Facebook Announces Scholarships to Promote Diversity in Journalism
Continually under fire for contributing to the spread of fake news during the 2016 election, Facebook has committed $1 million in scholarships to help young journalists get a solid footing in real journalism.
The money will be distributed in $10,000 awards over the next five years by four organizations that are “strengthening the pipeline of diversity in journalism,” according to a blog post published last Friday: the National Association of Hispanic Journalists, the Asian American Journalists Association, the Native American Journalists Association, and the National Lesbian and Gay Journalists Association. The scholarships will be distributed to 100 junior and senior undergraduate students and graduate students pursuing degrees and careers in journalism, digital media, or communications in the United States.

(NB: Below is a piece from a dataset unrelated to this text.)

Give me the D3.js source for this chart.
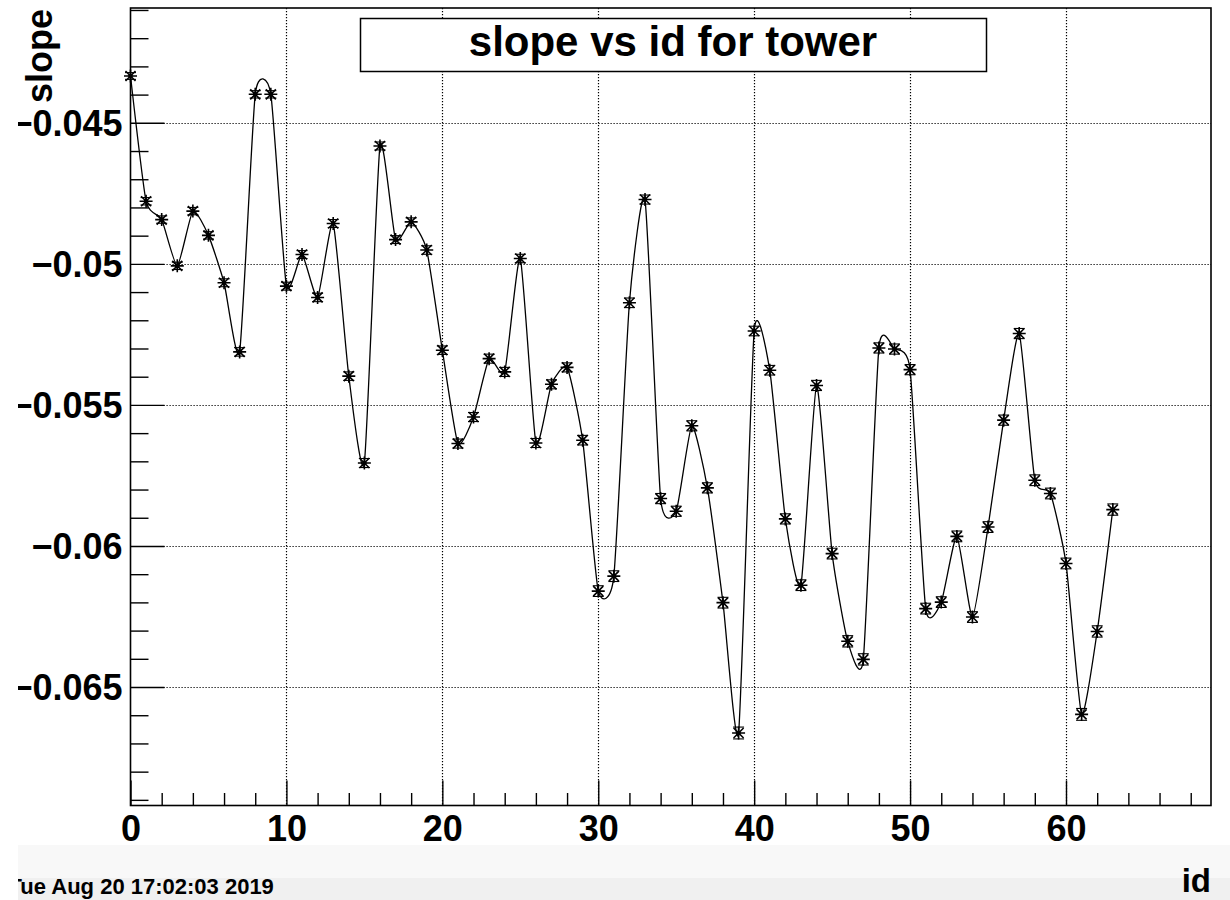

The scholarships are part of the Facebook Journalism Project, which aims to “create stronger ties” between the company and the news industry. Since launching the project in 2017, the site has made efforts to promote news literacy and prevent the spread of fake news.
The company has come under continued criticism for being slow and clumsy in responding to allegations that false stories spread through the site during the election.
The scholarship announcement follows recent changes related to how people interact with news on its site, such as the addition of a trust survey for users to evaluate the trustworthiness of news sources and a shift to prioritizing posts from people users know rather than news sources and other companies.